Now, in the South, interracial marriage between whites and blacks is above the national average. Black and white interracial marriage rates in Mississippi are in line with the national average. (http://www.pewsocialtrends.org/2012/02/16/the-rise-of-intermarriage/7/#appendix-2-state-and-regional-rates).


But, it is still socially acceptable to be suspicious of a young black man simply because he is a young black man.

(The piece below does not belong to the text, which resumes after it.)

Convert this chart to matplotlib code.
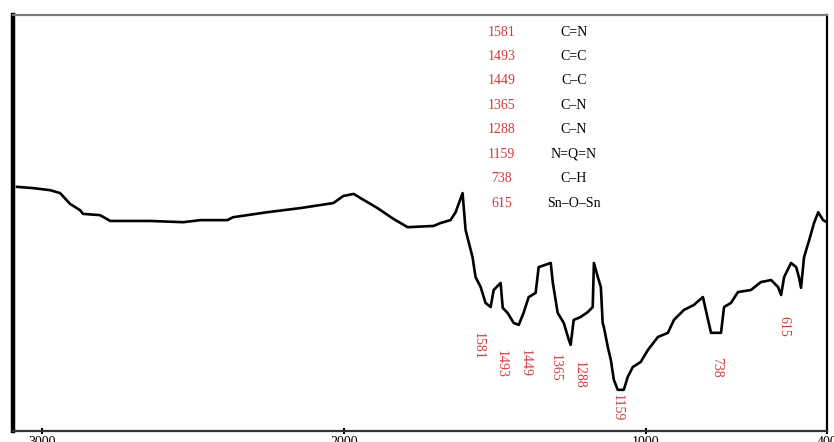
import numpy as np
import matplotlib.pyplot as plt

plt.rcParams['font.family'] = ['Liberation Serif', 'DejaVu Serif']

# FTIR trace (wavenumber cm-1, transmittance %)
wavenumber = [3083, 3030, 2973, 2940, 2907, 2874, 2864, 2808, 2774, 2642,
              2532, 2476, 2386, 2367, 2254, 2144, 2035, 2002, 1968, 1945,
              1889, 1836, 1789, 1703, 1680, 1647, 1630, 1607, 1597, 1574,
              1564, 1547, 1531, 1514, 1504, 1481, 1474, 1458, 1438, 1421,
              1405, 1388, 1365, 1355, 1315, 1308, 1292, 1272, 1255, 1249,
              1239, 1216, 1192, 1176, 1172, 1159, 1149, 1143, 1139, 1126,
              1116, 1106, 1093, 1073, 1060, 1043, 1017, 993, 960, 927,
              907, 874, 841, 811, 794, 784, 751, 741, 718, 695,
              652, 619, 585, 562, 552, 542, 519, 502, 493, 486,
              476, 459, 443, 429, 413, 400]
transmittance = [58.7, 58.4, 57.9, 57.2, 54.6, 53.1, 52.2, 51.9, 50.5, 50.5,
                 50.2, 50.7, 50.7, 51.4, 52.6, 53.6, 54.8, 56.5, 57.0, 56.0,
                 53.6, 51.0, 49.0, 49.3, 50.0, 50.7, 52.6, 57.2, 48.3, 41.8,
                 37.0, 34.6, 30.8, 29.8, 33.9, 35.6, 29.6, 28.4, 26.0, 25.5,
                 28.4, 32.2, 33.2, 39.4, 40.4, 35.6, 28.4, 26.0, 21.9, 20.7,
                 26.7, 27.4, 28.6, 29.8, 40.4, 37.0, 34.6, 26.0, 25.0, 20.2,
                 17.1, 12.3, 9.9, 9.9, 13.0, 15.4, 16.6, 19.5, 22.6, 23.6,
                 26.7, 29.1, 30.3, 32.2, 26.7, 23.6, 23.6, 29.8, 30.8, 33.4,
                 33.9, 35.8, 36.3, 34.6, 32.7, 37.0, 40.4, 39.4, 37.0, 34.4,
                 41.8, 45.9, 50.0, 52.6, 50.7, 50.2]

peak_labels = ['1581', '1493', '1449', '1365', '1288', '1159', '738', '615']
bond_labels = ['C=N', 'C=C', 'C\u2013C', 'C\u2013N', 'C\u2013N', 'N=Q=N', 'C\u2013H', 'Sn\u2013O\u2013Sn']
peak_label_x = [1554, 1478, 1401, 1299, 1219, 1096, 765, 542]
peak_label_y = [20.4, 16.1, 16.3, 15.1, 13.5, 5.5, 15.4, 25.2]

red = '#d23a3c'

fig = plt.figure(figsize=(8.34, 4.42), dpi=100)
ax = fig.add_axes([0.0156, 0.0249, 0.976, 0.941])

ax.plot(wavenumber, transmittance, color='black', lw=1.9)

ax.set_xlim(3096, 400)
ax.set_ylim(0, 100)
ax.set_yticks([])
ax.set_xticks([3000, 2000, 1000, 400])
ax.set_xticklabels(['3000', '2000', '1000', '400'], fontsize=10)
ax.tick_params(axis='x', direction='inout', length=5, width=1.5, pad=1)

ax.spines['left'].set_linewidth(3.2)
ax.spines['left'].set_color('black')
ax.spines['right'].set_linewidth(1.6)
ax.spines['right'].set_color('black')
ax.spines['top'].set_linewidth(1.6)
ax.spines['top'].set_color('#7a7a7a')
ax.spines['bottom'].set_linewidth(1.6)
ax.spines['bottom'].set_color('#333333')

# table of assignments at the top
for i, (p, b) in enumerate(zip(peak_labels, bond_labels)):
    y = 95.9 - i * 5.87
    ax.text(1478, y, p, color=red, fontsize=10, ha='center', va='center')
    ax.text(1239, y, b, color='black', fontsize=10, ha='center', va='center')

# rotated peak labels under the trace
for p, x, y in zip(peak_labels, peak_label_x, peak_label_y):
    ax.text(x, y, p, color=red, fontsize=10, rotation=-90,
            ha='center', va='center')

fig.savefig('out.png', dpi=100)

In the New York Times, Michael Powell points out the New York Police Department, stopped and frisked over 685,724 New Yorkers in 2011. That is more than the population of the City of El Paso, Texas. Of those, 603,437 (more than the population of Washington, D.C.) were innocent and weren’t charged or cited for any reason. Powell, who is white, asked his two sons, 19 and 24 years old, how many times they had been stopped and frisked.


Neither had.


Powell then asked 8 black male students in his class at the Borough of Manhattan Community College, who were the same age as his sons, the same question. Together they had been stopped a cumulative 92 times. One had even been asked to remove his shoes on the subway. Their only crime had been to be black in the wrong place. (http://www.nytimes.com/2012/04/10/nyregion/reducing-crime-squandering-good-will.html).


Like Powell’s students, Martin was judged not by the content of his character but by the clothes he was wearing combined with the color of his skin. Tracy Martin, Trayvon’s father, warned his son he would be stereotyped and could be the target of violence. “I told him that society is cruel.” (http://www.usatoday.com/news/nation/story/2012-04-14/african-american-parents-talk-to-sons-about-race/54258448/1).

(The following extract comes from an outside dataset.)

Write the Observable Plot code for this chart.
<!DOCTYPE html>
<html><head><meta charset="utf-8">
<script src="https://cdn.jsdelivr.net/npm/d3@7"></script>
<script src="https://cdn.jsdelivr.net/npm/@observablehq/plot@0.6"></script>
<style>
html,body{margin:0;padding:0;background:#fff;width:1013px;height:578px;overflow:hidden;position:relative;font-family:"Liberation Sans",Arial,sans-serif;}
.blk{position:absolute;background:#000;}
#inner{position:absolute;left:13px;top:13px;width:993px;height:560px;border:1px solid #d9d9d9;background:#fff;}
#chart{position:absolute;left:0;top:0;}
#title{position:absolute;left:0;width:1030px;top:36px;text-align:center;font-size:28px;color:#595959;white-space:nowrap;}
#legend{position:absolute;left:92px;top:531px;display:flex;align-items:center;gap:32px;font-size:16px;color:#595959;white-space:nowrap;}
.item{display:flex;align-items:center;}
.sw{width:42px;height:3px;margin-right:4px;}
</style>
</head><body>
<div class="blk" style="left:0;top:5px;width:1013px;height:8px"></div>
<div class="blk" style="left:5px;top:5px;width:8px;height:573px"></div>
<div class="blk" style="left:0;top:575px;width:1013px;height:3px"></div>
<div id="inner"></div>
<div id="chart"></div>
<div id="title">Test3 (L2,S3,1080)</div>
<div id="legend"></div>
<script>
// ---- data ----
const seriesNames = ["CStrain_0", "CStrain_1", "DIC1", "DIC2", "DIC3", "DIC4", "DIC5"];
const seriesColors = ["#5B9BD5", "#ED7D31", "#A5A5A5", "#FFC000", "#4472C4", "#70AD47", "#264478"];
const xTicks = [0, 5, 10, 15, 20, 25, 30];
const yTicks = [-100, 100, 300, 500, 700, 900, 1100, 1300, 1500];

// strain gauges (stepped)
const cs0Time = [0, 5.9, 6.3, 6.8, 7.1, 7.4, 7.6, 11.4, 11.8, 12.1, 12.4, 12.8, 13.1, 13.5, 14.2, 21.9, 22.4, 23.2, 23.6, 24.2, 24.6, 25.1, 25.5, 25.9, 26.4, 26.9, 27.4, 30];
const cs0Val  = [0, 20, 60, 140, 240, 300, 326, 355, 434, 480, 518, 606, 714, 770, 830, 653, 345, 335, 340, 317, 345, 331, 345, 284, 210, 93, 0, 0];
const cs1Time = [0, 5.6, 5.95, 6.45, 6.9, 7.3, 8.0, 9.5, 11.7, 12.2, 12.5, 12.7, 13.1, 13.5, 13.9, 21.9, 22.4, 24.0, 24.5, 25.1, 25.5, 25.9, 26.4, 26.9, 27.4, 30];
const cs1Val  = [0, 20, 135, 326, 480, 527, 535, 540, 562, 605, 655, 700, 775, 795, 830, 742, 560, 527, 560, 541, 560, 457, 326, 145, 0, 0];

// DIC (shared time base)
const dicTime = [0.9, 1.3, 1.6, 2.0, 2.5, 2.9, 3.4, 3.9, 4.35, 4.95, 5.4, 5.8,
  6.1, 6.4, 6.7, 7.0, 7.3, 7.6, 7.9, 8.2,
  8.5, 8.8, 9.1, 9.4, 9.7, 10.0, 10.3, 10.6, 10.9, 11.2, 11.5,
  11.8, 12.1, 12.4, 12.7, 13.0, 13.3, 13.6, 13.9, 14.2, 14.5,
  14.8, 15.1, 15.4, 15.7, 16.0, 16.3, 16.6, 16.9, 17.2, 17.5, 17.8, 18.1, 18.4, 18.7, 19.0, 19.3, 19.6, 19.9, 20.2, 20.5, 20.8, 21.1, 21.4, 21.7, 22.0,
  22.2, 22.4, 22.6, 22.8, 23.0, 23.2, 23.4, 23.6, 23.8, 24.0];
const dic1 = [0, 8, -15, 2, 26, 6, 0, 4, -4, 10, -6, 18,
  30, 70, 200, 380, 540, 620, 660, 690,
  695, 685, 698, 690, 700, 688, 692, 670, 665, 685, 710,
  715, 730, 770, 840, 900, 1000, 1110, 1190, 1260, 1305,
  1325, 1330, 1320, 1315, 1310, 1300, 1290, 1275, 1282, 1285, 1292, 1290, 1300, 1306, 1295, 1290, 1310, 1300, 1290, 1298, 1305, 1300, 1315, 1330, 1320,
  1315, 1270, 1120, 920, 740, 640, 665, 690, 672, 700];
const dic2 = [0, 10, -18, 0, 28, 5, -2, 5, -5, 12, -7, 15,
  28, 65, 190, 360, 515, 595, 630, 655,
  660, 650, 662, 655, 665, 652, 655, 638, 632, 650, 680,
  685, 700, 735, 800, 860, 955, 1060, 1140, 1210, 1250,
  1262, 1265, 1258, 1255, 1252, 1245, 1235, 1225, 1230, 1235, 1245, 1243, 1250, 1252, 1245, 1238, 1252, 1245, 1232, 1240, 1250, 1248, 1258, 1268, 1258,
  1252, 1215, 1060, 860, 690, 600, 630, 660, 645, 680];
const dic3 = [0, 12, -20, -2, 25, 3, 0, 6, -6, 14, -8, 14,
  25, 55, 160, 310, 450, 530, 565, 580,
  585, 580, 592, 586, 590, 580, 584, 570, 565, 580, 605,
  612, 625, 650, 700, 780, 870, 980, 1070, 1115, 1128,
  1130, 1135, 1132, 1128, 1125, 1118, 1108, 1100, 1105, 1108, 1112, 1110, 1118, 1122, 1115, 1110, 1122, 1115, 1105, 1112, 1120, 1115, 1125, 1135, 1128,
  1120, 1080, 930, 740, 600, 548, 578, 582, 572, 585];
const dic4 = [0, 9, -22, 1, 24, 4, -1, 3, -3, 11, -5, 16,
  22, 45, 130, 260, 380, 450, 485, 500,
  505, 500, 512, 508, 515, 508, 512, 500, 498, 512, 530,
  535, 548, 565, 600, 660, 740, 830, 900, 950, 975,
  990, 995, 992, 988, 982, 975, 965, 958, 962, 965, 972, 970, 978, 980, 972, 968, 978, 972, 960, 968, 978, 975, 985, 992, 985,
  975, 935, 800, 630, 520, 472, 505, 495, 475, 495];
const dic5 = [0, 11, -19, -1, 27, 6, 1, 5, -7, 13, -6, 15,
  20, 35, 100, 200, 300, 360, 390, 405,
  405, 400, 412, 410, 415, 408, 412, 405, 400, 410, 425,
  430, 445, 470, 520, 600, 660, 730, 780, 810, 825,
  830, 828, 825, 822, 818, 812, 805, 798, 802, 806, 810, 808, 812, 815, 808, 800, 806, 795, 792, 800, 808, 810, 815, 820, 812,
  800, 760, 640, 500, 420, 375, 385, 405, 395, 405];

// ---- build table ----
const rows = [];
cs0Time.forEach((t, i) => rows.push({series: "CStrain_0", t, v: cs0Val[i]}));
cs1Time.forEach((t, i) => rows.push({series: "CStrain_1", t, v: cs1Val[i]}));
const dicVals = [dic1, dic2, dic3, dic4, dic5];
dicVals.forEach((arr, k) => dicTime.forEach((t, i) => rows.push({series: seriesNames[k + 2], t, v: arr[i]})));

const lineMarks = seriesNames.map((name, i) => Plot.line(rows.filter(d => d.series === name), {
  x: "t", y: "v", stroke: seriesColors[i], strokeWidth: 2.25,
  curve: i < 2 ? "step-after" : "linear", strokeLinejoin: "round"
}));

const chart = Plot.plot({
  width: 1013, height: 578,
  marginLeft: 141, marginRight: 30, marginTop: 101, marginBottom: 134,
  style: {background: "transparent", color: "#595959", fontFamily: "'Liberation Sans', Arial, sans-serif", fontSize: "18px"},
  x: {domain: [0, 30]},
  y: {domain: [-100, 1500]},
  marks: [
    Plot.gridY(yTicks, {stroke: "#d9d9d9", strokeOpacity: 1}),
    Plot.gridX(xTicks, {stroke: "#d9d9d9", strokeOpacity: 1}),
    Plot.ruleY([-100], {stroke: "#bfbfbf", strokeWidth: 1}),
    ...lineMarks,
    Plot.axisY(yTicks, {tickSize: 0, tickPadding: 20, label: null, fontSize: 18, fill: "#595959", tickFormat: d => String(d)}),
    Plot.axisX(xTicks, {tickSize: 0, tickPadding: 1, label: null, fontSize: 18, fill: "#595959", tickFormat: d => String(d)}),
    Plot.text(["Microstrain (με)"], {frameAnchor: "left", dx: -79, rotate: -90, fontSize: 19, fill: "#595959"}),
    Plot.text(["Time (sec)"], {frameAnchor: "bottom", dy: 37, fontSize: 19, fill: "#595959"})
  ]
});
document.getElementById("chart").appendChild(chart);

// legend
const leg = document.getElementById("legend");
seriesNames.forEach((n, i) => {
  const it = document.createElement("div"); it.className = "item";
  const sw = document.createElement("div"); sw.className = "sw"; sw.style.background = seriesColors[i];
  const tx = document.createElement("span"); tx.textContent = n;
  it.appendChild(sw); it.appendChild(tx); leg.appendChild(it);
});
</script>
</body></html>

The same fear behind “stop and frisk” is the fear behind “stand your ground” in Florida.


In 2005, Florida changed State law to say if you felt threatened in a public area, you didn’t have a “duty to retreat” and you could respond with deadly force. The police would determine if the person stood their ground and the homicide was justifiable. (http://en.wikipedia.org/wiki/Stand-your-ground_law). In the five years before “stand your ground” there were an average of 12 justifiable homicides a year. In the five years since the average is 36. (http://www.politifact.com/florida/statements/2012/mar/26/christopher-l-smith/sen-chris-smith-claimed-deaths-due-self-defense-fl/).


The way the police handled Zimmerman fits the way the law is written. They investigated the shooting, they heard from the only surviving witness, and they determined it was a “stand your ground” case and let the suspect go. The law is so broadly written it will be very hard to convict Zimmerman of anything.

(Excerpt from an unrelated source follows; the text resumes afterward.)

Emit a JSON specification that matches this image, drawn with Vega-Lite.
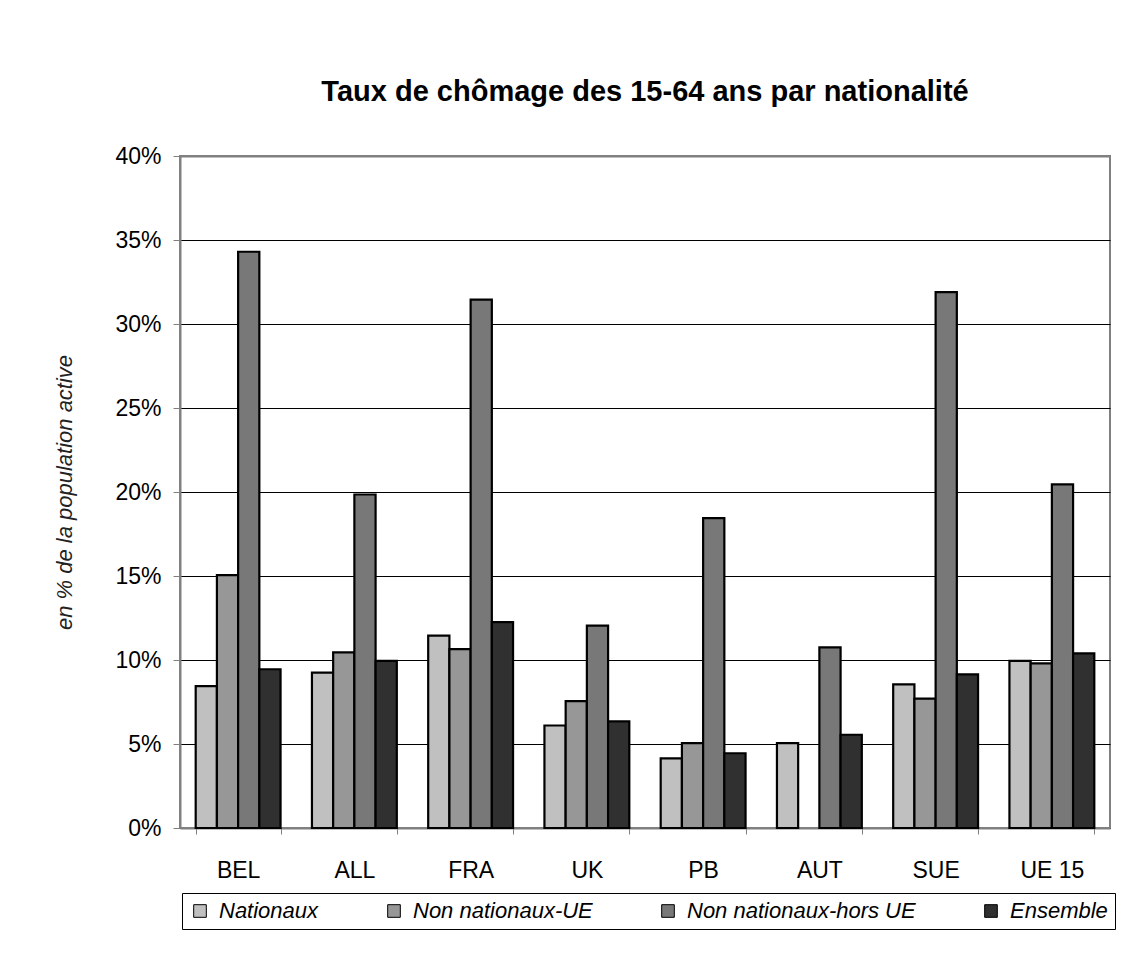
{
  "$schema": "https://vega.github.io/schema/vega-lite/v6.json",
  "width": 930,
  "height": 672,
  "autosize": "none",
  "padding": {"left": 180, "top": 156, "right": 21, "bottom": 132},
  "background": "white",
  "title": {
    "text": "Taux de chômage des 15-64 ans par nationalité",
    "fontSize": 29,
    "fontWeight": "bold",
    "font": "Liberation Sans",
    "color": "black",
    "offset": 38,
    "anchor": "middle"
  },
  "data": {
    "values": [
      {"pays": "BEL", "serie": "Nationaux", "taux": 8.45},
      {"pays": "BEL", "serie": "Non nationaux-UE", "taux": 15.05},
      {"pays": "BEL", "serie": "Non nationaux-hors UE", "taux": 34.3},
      {"pays": "BEL", "serie": "Ensemble", "taux": 9.45},
      {"pays": "ALL", "serie": "Nationaux", "taux": 9.25},
      {"pays": "ALL", "serie": "Non nationaux-UE", "taux": 10.45},
      {"pays": "ALL", "serie": "Non nationaux-hors UE", "taux": 19.85},
      {"pays": "ALL", "serie": "Ensemble", "taux": 9.95},
      {"pays": "FRA", "serie": "Nationaux", "taux": 11.45},
      {"pays": "FRA", "serie": "Non nationaux-UE", "taux": 10.65},
      {"pays": "FRA", "serie": "Non nationaux-hors UE", "taux": 31.45},
      {"pays": "FRA", "serie": "Ensemble", "taux": 12.25},
      {"pays": "UK", "serie": "Nationaux", "taux": 6.1},
      {"pays": "UK", "serie": "Non nationaux-UE", "taux": 7.55},
      {"pays": "UK", "serie": "Non nationaux-hors UE", "taux": 12.05},
      {"pays": "UK", "serie": "Ensemble", "taux": 6.35},
      {"pays": "PB", "serie": "Nationaux", "taux": 4.15},
      {"pays": "PB", "serie": "Non nationaux-UE", "taux": 5.05},
      {"pays": "PB", "serie": "Non nationaux-hors UE", "taux": 18.45},
      {"pays": "PB", "serie": "Ensemble", "taux": 4.45},
      {"pays": "AUT", "serie": "Nationaux", "taux": 5.05},
      {"pays": "AUT", "serie": "Non nationaux-hors UE", "taux": 10.75},
      {"pays": "AUT", "serie": "Ensemble", "taux": 5.55},
      {"pays": "SUE", "serie": "Nationaux", "taux": 8.55},
      {"pays": "SUE", "serie": "Non nationaux-UE", "taux": 7.7},
      {"pays": "SUE", "serie": "Non nationaux-hors UE", "taux": 31.9},
      {"pays": "SUE", "serie": "Ensemble", "taux": 9.15},
      {"pays": "UE 15", "serie": "Nationaux", "taux": 9.95},
      {"pays": "UE 15", "serie": "Non nationaux-UE", "taux": 9.8},
      {"pays": "UE 15", "serie": "Non nationaux-hors UE", "taux": 20.45},
      {"pays": "UE 15", "serie": "Ensemble", "taux": 10.4}
    ]
  },
  "mark": {"type": "bar", "stroke": "black", "strokeWidth": 2.2},
  "encoding": {
    "x": {
      "field": "pays",
      "type": "nominal",
      "sort": ["BEL", "ALL", "FRA", "UK", "PB", "AUT", "SUE", "UE 15"],
      "scale": {"paddingInner": 0.27, "paddingOuter": 0.135},
      "axis": {
        "title": null,
        "labelAngle": 0,
        "labelFontSize": 23,
        "labelColor": "black",
        "labelPadding": 25,
        "tickBand": "extent",
        "tickSize": 6,
        "tickColor": "#808080",
        "domainColor": "#808080",
        "domainWidth": 2
      }
    },
    "xOffset": {
      "field": "serie",
      "type": "nominal",
      "sort": ["Nationaux", "Non nationaux-UE", "Non nationaux-hors UE", "Ensemble"],
      "scale": {"domain": ["Nationaux", "Non nationaux-UE", "Non nationaux-hors UE", "Ensemble"], "paddingInner": 0, "paddingOuter": 0}
    },
    "y": {
      "field": "taux",
      "type": "quantitative",
      "scale": {"domain": [0, 40], "nice": false},
      "axis": {
        "values": [0, 5, 10, 15, 20, 25, 30, 35, 40],
        "labelExpr": "datum.value + '%'",
        "labelFontSize": 23,
        "labelColor": "black",
        "labelPadding": 12,
        "tickSize": 7,
        "tickColor": "#808080",
        "domainColor": "#808080",
        "domainWidth": 2,
        "grid": true,
        "gridColor": {"condition": {"test": "datum.value === 40", "value": "#808080"}, "value": "black"},
        "gridWidth": {"condition": {"test": "datum.value === 40", "value": 2}, "value": 1},
        "title": "en % de la population active",
        "titleFontSize": 22,
        "titleFontStyle": "italic",
        "titleFontWeight": "normal",
        "titleColor": "#222222",
        "titlePadding": 38
      }
    },
    "fill": {
      "field": "serie",
      "type": "nominal",
      "scale": {
        "domain": ["Nationaux", "Non nationaux-UE", "Non nationaux-hors UE", "Ensemble"],
        "range": ["#c0c0c0", "#979797", "#787878", "#303030"]
      },
      "legend": {
        "title": null,
        "orient": "none",
        "legendX": 2,
        "legendY": 737,
        "direction": "horizontal",
        "columns": 4,
        "symbolType": "square",
        "symbolSize": 160,
        "symbolStrokeColor": "black",
        "symbolStrokeWidth": 1,
        "labelFontSize": 22,
        "labelFontStyle": "italic",
        "labelColor": "black",
        "labelLimit": 400,
        "labelOffset": 8,
        "labelExpr": "datum.label == 'Ensemble' ? 'Ensemble\u00a0\u00a0\u00a0\u00a0\u00a0\u00a0' : datum.label",
        "strokeColor": "black",
        "padding": 7,
        "columnPadding": 64
      }
    }
  },
  "config": {
    "view": {"stroke": "#808080", "strokeWidth": 2},
    "font": "Liberation Sans"
  }
}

When “stop and frisk” meets “stand your ground” a case like Trayvon Martin’s is inevitable.


In 1956, Mississippi’s judicial racism was open for all to see. Few doubted Bryant and Milam would be acquitted. The defense argued that Till was alive, and the body that had been buried in Till’s casket was a corpse stolen and used by the NAACP to create a story. Jury deliberation took 67 minutes. As one juror said: "If we hadn't stopped to drink pop, it wouldn't have taken that long." After Bryant and Milam were acquitted, and protected from further prosecution, they admitted their guilt in an interview in Look magazine.


At the trial of Till’s killers, the Defense argued Mose Wright couldn’t have seen who took Till, because the only light to see by was a flashlight. They asked Wright to identify who took Till from his home that night. Against centuries of fear, and the risk of violent death, Wright stood in the witness stand, pointed at J.W. Milam and said “Thar he.” There he is.


With a thin outstretched hand Wright touched the glacier of fear, and it began to break. Who will touch the glacier this time?